(Your task): Set down word for word the lines running from the line with "What seaborn and" to the line with "leg.get_frame().set_alpha(1)", ends included. Skip every picture.

(Dataset):
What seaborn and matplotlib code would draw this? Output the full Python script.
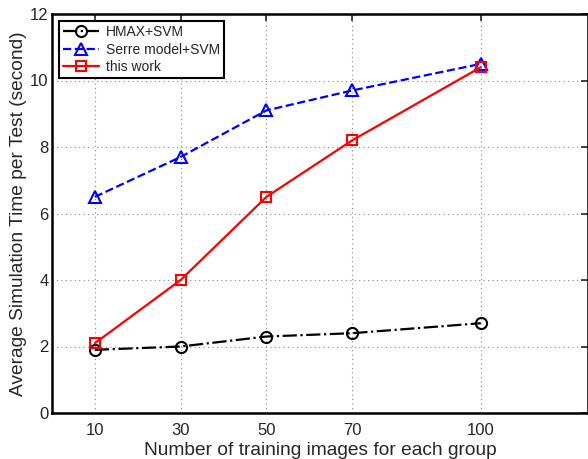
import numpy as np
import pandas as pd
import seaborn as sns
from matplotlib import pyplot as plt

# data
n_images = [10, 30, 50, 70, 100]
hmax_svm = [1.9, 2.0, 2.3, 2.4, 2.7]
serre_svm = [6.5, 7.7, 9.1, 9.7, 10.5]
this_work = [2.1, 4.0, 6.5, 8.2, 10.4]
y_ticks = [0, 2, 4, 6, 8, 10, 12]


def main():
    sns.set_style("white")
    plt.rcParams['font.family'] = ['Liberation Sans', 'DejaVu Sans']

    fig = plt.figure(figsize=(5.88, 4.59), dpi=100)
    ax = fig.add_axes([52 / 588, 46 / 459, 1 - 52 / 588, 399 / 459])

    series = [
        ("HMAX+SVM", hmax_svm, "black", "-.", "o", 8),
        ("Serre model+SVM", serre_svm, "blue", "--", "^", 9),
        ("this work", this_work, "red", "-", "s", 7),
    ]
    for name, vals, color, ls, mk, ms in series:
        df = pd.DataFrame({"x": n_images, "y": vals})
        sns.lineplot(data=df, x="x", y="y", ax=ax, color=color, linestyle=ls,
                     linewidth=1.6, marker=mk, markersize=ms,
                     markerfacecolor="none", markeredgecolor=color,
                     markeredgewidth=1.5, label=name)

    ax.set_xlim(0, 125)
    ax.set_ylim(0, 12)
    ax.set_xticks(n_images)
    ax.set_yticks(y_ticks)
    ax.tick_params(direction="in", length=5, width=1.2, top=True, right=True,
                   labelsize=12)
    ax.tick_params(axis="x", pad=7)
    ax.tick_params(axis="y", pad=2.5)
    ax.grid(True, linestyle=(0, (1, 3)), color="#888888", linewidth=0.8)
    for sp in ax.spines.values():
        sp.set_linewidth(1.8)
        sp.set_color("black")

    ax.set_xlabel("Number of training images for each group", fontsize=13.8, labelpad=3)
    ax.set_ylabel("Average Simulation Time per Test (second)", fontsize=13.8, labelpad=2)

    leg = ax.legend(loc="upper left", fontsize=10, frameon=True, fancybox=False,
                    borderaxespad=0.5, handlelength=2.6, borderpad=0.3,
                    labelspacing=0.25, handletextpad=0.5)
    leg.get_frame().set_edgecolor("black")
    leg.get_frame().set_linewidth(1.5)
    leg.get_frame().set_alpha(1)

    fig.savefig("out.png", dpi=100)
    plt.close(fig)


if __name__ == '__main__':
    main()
...
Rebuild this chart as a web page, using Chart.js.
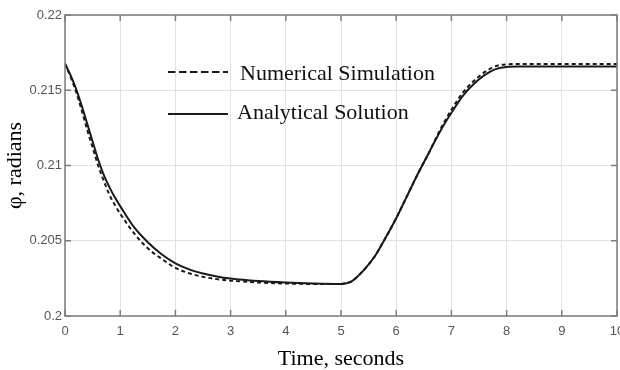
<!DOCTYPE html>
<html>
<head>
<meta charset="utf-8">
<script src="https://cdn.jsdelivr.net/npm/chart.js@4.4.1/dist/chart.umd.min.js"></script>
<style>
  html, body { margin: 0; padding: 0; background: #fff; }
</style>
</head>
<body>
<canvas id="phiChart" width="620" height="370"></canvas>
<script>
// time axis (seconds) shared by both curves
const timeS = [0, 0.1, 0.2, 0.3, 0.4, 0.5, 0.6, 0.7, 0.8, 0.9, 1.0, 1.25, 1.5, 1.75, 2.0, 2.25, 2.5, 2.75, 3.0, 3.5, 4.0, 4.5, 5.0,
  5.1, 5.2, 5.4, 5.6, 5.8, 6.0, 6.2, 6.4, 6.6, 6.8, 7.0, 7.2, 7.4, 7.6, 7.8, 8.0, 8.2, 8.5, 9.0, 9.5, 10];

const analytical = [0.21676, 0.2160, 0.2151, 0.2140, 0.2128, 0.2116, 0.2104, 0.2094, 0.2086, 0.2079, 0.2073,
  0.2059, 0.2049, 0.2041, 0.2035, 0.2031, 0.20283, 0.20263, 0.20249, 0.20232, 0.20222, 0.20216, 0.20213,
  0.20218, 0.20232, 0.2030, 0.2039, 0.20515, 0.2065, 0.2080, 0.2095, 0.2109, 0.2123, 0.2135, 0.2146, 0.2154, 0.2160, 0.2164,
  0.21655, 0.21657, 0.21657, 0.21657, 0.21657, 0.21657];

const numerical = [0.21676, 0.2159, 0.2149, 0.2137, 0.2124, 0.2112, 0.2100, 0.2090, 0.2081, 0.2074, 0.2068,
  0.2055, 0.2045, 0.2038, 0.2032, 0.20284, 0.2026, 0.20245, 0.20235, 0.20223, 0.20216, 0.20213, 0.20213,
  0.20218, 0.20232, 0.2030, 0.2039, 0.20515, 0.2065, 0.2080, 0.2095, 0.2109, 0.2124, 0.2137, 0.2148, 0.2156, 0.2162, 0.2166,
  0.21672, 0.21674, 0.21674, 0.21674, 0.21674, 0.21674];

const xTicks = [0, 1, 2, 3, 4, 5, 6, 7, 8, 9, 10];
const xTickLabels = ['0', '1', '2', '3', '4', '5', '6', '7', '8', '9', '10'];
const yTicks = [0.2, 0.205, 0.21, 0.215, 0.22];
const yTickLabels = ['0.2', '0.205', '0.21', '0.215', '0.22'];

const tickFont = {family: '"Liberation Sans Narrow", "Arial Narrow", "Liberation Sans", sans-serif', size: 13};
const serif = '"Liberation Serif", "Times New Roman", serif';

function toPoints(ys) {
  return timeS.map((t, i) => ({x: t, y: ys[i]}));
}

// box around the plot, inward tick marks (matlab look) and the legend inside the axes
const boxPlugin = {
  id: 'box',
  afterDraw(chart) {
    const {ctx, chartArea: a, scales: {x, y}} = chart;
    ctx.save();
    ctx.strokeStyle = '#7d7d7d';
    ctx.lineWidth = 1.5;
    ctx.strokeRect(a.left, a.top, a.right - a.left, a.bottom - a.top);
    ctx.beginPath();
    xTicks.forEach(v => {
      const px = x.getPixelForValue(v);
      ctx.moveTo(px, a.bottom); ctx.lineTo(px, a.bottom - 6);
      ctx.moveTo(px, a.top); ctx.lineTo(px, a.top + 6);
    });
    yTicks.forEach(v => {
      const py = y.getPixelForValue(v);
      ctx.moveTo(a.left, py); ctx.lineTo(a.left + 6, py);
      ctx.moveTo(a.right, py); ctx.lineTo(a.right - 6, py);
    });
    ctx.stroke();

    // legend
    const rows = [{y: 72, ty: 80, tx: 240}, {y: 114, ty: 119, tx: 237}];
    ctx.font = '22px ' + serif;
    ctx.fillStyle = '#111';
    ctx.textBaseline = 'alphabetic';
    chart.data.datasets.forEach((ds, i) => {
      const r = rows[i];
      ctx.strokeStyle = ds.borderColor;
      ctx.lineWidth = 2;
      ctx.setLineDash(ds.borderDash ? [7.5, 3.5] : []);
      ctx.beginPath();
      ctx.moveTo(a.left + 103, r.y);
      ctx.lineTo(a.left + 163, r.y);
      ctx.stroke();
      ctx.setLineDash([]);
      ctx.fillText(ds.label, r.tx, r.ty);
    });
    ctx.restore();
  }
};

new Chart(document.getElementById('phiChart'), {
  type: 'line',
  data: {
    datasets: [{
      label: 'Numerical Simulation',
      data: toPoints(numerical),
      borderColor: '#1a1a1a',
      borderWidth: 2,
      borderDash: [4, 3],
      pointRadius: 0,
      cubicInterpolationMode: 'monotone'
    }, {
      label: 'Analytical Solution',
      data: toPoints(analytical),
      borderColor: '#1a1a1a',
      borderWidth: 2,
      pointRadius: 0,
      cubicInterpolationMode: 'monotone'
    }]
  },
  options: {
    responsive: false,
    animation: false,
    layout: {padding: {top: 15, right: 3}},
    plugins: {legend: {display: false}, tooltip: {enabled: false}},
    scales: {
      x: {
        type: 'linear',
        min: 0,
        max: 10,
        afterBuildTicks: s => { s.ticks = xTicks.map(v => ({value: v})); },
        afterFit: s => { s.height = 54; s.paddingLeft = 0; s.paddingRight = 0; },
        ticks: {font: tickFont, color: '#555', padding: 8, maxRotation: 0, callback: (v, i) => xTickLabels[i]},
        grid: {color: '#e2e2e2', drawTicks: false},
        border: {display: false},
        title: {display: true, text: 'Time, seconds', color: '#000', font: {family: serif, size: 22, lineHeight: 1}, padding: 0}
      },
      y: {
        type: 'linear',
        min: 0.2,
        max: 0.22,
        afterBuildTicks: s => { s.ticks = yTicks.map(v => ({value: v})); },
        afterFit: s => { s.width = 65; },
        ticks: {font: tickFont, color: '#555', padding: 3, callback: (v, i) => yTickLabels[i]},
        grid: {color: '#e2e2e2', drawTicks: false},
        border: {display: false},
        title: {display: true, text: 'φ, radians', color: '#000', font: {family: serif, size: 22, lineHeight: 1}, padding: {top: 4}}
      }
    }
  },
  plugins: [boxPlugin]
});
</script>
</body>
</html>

(Answer for this exercise):
What seaborn and matplotlib code would draw this? Output the full Python script.
import numpy as np
import pandas as pd
import seaborn as sns
from matplotlib import pyplot as plt

# data
n_images = [10, 30, 50, 70, 100]
hmax_svm = [1.9, 2.0, 2.3, 2.4, 2.7]
serre_svm = [6.5, 7.7, 9.1, 9.7, 10.5]
this_work = [2.1, 4.0, 6.5, 8.2, 10.4]
y_ticks = [0, 2, 4, 6, 8, 10, 12]


def main():
    sns.set_style("white")
    plt.rcParams['font.family'] = ['Liberation Sans', 'DejaVu Sans']

    fig = plt.figure(figsize=(5.88, 4.59), dpi=100)
    ax = fig.add_axes([52 / 588, 46 / 459, 1 - 52 / 588, 399 / 459])

    series = [
        ("HMAX+SVM", hmax_svm, "black", "-.", "o", 8),
        ("Serre model+SVM", serre_svm, "blue", "--", "^", 9),
        ("this work", this_work, "red", "-", "s", 7),
    ]
    for name, vals, color, ls, mk, ms in series:
        df = pd.DataFrame({"x": n_images, "y": vals})
        sns.lineplot(data=df, x="x", y="y", ax=ax, color=color, linestyle=ls,
                     linewidth=1.6, marker=mk, markersize=ms,
                     markerfacecolor="none", markeredgecolor=color,
                     markeredgewidth=1.5, label=name)

    ax.set_xlim(0, 125)
    ax.set_ylim(0, 12)
    ax.set_xticks(n_images)
    ax.set_yticks(y_ticks)
    ax.tick_params(direction="in", length=5, width=1.2, top=True, right=True,
                   labelsize=12)
    ax.tick_params(axis="x", pad=7)
    ax.tick_params(axis="y", pad=2.5)
    ax.grid(True, linestyle=(0, (1, 3)), color="#888888", linewidth=0.8)
    for sp in ax.spines.values():
        sp.set_linewidth(1.8)
        sp.set_color("black")

    ax.set_xlabel("Number of training images for each group", fontsize=13.8, labelpad=3)
    ax.set_ylabel("Average Simulation Time per Test (second)", fontsize=13.8, labelpad=2)

    leg = ax.legend(loc="upper left", fontsize=10, frameon=True, fancybox=False,
                    borderaxespad=0.5, handlelength=2.6, borderpad=0.3,
                    labelspacing=0.25, handletextpad=0.5)
    leg.get_frame().set_edgecolor("black")
    leg.get_frame().set_linewidth(1.5)
    leg.get_frame().set_alpha(1)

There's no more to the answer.